05 Apr 2012

Things We Take for Granted: The Time I Ran Out of Diapers…

Cookie Monster looks helplessly on, waiting for another load. Photo by María Helena Carey

….and it was horrible! Poop was imminent, eminent, and, frankly, emanating. And it was late and I started to kind of freak out because, really, who is a responsible parent and runs out of diapers?! (You cloth-diapering mothers get to stand back and pat yourselves in the back with a saintly and smug expression… until your washer breaks.)

But anyway, this is about me and the time I ran out of diapers and it was Sunday, just before 8 pm. So I walked two blocks, to my neighborhood convenience store, just before it closed, and got some. Until that tête-à-tête with the inevitability of poop and the lack of muslin and nursery pins in my house, I had completely taken for granted the Capitol Hill Super Market and other corner stores like it.

Corner stores have been a fixture of DC life ever since the times of Mary Z. Gray, who mentions corner stores in her memoir, “301 East Capitol.” The Corner Store Gallery  at 900 South Carolina Avenue, SE, was a corner grocery store since 1870, according to their home history, which can be accessed online.  Corner stores get blamed in the food desert problem– they are often overpriced and understocked, especially in areas like Wards 5, 7, and 8, where there is very little access to fresh food and produce. According to a recent Washington Post article, “Neighborhoods that are low-income with limited access to fresh food may have small convenience stores, but those cannot sustain a healthy community.”

While there are programs such as the Healthy Corner Store Program, which started last fall and which delivers healthy produce to the areas of the city that need it the most, the reality of a food desert still exists and it’s not pretty.
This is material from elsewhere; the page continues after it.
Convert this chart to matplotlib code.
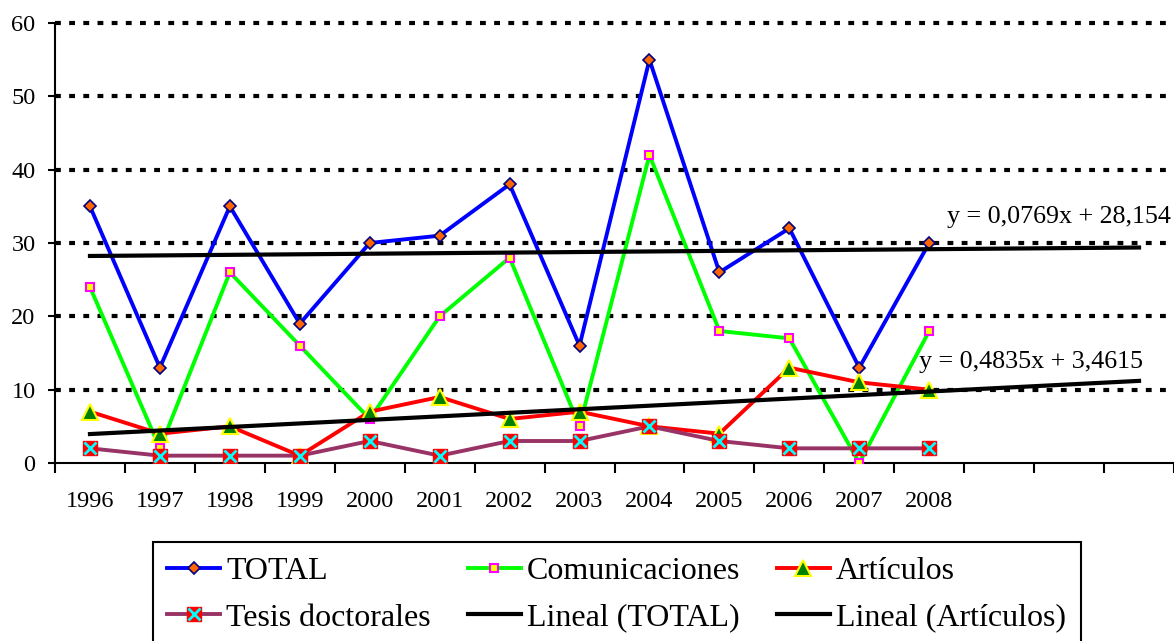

Just to put it in perspective: you can get a 12 oz. box of Cheerios at Safeway or the Harris Teeter for about $3. That same box of Cheerios at Walmart is $2.98. At my corner store, it can sometimes cost you $6– or at least, that was the price last weekend, when I ran out of Diet Coke. This means that, on the day I checked, there was a 100% markup on a basic and relatively cheap staple, and I suspect that to be the case at other corner stores around the city.

(Aside: a box of Cheerios at Whole Foods can be $5. Caveat, posh emptor!)

However, the happiness of knowing that I can just run down the street in some barely-dignified apparel and get the item I need with a minimum of fuss and while helped by very nice folks is kind of worth the price hike. Part of the walkable, livable ethos of the city is knowing that I can flip-flop my way away from  poop-related chaos without having to drive across the city to what I’m going to start calling Topsy-Turvy Target over in Columbia Heights. It’s also knowing that I’m saving $1-3 worth of gas that such an excursion would have incurred. And it’s knowing that, should I also get a hankering for fancy gummy worms or expensive tea, I can run less than a mile and go down to P&C and problem solved.

But I don’t think they carry diapers.